# Getting X1 Need good GAME Suggestions



## VapeSquad88 (Jul 9, 2015)

Getting an xbox 1 and want some game suggestions. I like COD style shit, but also horror games. i was a huge fan of the first two Dead Space games. Any suggestions you guys have would be greatly appreciated. And yes Im going to get Fallout 4 on November 10th.


----------



## Arnbjorn (Jul 9, 2015)

If you like open world games like skyrim and fallout you will probably love The Witcher 3. HUGE sandbox, monster slaying, nudity, war and an awesome storyline lol. Also Battlefield 4 was amazingly updated for the X1, Destiny is alright too


----------



## torontoke (Jul 9, 2015)

The evil within is a great game so is dead rising 3.
So far ive spent the most time playing wolfenstein the new order tho.
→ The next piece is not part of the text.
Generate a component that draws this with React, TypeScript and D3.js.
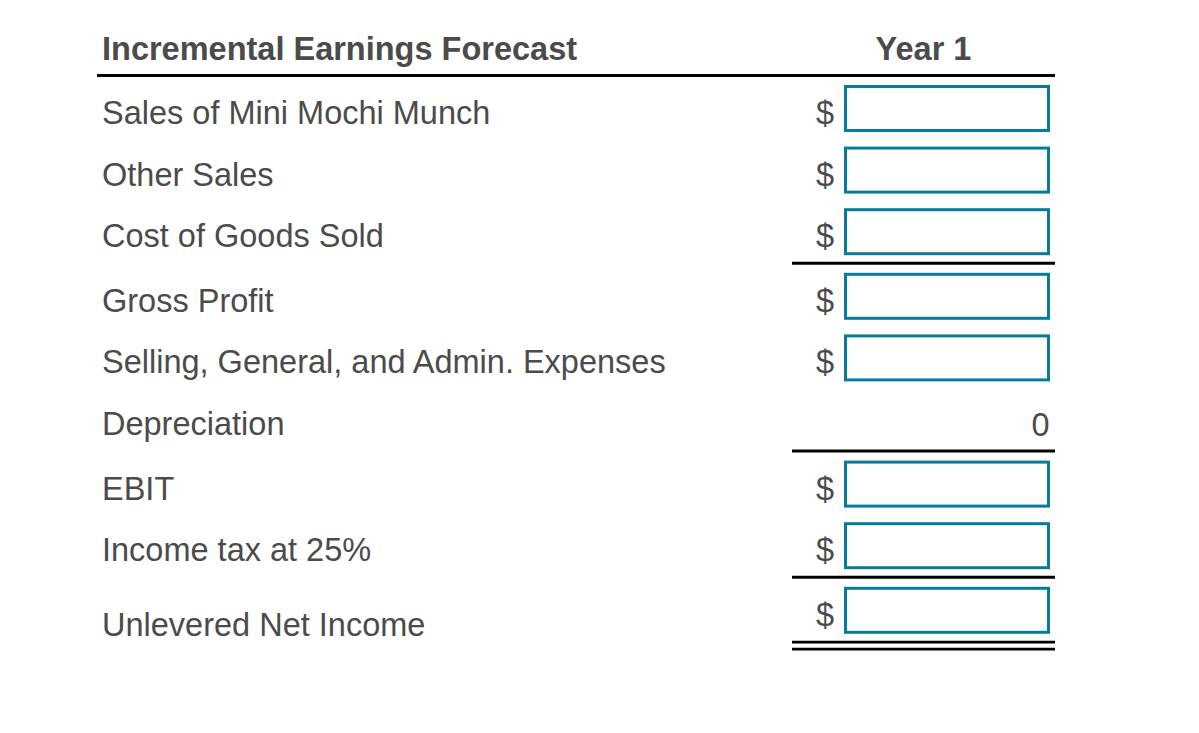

The map is huge


----------



## Shea_Heights (Jul 11, 2015)

Gears of war and dead rising 3. and get a ea access membership with your xbox live its a amazing deal


----------



## Parsley85 (Jul 11, 2015)

VapeSquad88 said:


> Getting an xbox 1 and want some game suggestions. I like COD style shit, but also horror games. i was a huge fan of the first two Dead Space games. Any suggestions you guys have would be greatly appreciated. And yes Im going to get Fallout 4 on November 10th.


Take it back and build a gaming PC.


----------